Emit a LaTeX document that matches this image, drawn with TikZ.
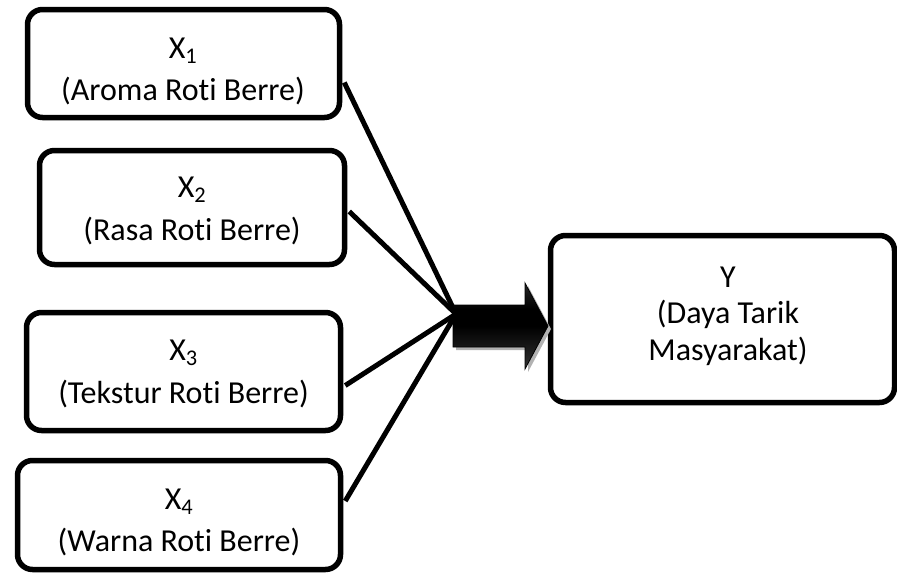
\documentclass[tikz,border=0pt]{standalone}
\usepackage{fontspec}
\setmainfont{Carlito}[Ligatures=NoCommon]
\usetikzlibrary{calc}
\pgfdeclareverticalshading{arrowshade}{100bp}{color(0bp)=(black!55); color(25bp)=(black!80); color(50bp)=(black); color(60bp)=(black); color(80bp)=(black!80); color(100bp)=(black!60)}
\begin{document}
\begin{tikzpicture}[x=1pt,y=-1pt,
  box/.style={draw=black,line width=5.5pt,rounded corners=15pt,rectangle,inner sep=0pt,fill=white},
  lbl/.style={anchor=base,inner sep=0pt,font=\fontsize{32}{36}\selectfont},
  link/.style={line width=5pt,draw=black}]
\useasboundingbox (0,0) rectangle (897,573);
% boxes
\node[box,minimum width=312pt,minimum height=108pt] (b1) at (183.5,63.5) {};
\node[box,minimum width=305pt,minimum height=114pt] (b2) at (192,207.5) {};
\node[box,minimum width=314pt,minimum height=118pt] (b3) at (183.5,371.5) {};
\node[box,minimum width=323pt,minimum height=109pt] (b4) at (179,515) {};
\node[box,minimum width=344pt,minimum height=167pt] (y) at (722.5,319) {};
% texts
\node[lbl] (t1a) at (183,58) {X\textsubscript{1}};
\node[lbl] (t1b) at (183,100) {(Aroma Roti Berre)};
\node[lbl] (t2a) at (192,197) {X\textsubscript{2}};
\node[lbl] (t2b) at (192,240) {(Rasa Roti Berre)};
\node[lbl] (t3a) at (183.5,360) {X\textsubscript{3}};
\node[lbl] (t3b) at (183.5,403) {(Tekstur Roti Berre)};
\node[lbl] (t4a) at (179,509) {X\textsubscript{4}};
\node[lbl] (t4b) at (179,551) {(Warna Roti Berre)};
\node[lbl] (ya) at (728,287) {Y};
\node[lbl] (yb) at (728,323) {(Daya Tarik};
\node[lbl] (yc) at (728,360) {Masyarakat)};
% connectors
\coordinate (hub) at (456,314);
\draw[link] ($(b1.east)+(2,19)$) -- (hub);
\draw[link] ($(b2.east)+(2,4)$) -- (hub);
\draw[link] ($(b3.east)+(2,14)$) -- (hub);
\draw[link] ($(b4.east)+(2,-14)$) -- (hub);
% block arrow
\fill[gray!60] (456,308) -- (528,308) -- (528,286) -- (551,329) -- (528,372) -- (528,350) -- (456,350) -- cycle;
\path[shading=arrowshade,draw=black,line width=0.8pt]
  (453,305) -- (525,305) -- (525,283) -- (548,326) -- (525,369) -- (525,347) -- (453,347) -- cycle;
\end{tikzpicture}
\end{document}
▬▬▬▬▬▬▬▬▬▬
(STATED EXERCISE)
Write out every line above exactly as it is, leaving out the pictures.

(RESULT OF THE TASK)
Emit a LaTeX document that matches this image, drawn with TikZ.
\documentclass[tikz,border=0pt]{standalone}
\usepackage{fontspec}
\setmainfont{Carlito}[Ligatures=NoCommon]
\usetikzlibrary{calc}
\pgfdeclareverticalshading{arrowshade}{100bp}{color(0bp)=(black!55); color(25bp)=(black!80); color(50bp)=(black); color(60bp)=(black); color(80bp)=(black!80); color(100bp)=(black!60)}
\begin{document}
\begin{tikzpicture}[x=1pt,y=-1pt,
  box/.style={draw=black,line width=5.5pt,rounded corners=15pt,rectangle,inner sep=0pt,fill=white},
  lbl/.style={anchor=base,inner sep=0pt,font=\fontsize{32}{36}\selectfont},
  link/.style={line width=5pt,draw=black}]
\useasboundingbox (0,0) rectangle (897,573);
% boxes
\node[box,minimum width=312pt,minimum height=108pt] (b1) at (183.5,63.5) {};
\node[box,minimum width=305pt,minimum height=114pt] (b2) at (192,207.5) {};
\node[box,minimum width=314pt,minimum height=118pt] (b3) at (183.5,371.5) {};
\node[box,minimum width=323pt,minimum height=109pt] (b4) at (179,515) {};
\node[box,minimum width=344pt,minimum height=167pt] (y) at (722.5,319) {};
% texts
\node[lbl] (t1a) at (183,58) {X\textsubscript{1}};
\node[lbl] (t1b) at (183,100) {(Aroma Roti Berre)};
\node[lbl] (t2a) at (192,197) {X\textsubscript{2}};
\node[lbl] (t2b) at (192,240) {(Rasa Roti Berre)};
\node[lbl] (t3a) at (183.5,360) {X\textsubscript{3}};
\node[lbl] (t3b) at (183.5,403) {(Tekstur Roti Berre)};
\node[lbl] (t4a) at (179,509) {X\textsubscript{4}};
\node[lbl] (t4b) at (179,551) {(Warna Roti Berre)};
\node[lbl] (ya) at (728,287) {Y};
\node[lbl] (yb) at (728,323) {(Daya Tarik};
\node[lbl] (yc) at (728,360) {Masyarakat)};
% connectors
\coordinate (hub) at (456,314);
\draw[link] ($(b1.east)+(2,19)$) -- (hub);
\draw[link] ($(b2.east)+(2,4)$) -- (hub);
\draw[link] ($(b3.east)+(2,14)$) -- (hub);
\draw[link] ($(b4.east)+(2,-14)$) -- (hub);
% block arrow
\fill[gray!60] (456,308) -- (528,308) -- (528,286) -- (551,329) -- (528,372) -- (528,350) -- (456,350) -- cycle;
\path[shading=arrowshade,draw=black,line width=0.8pt]
  (453,305) -- (525,305) -- (525,283) -- (548,326) -- (525,369) -- (525,347) -- (453,347) -- cycle;
\end{tikzpicture}
\end{document}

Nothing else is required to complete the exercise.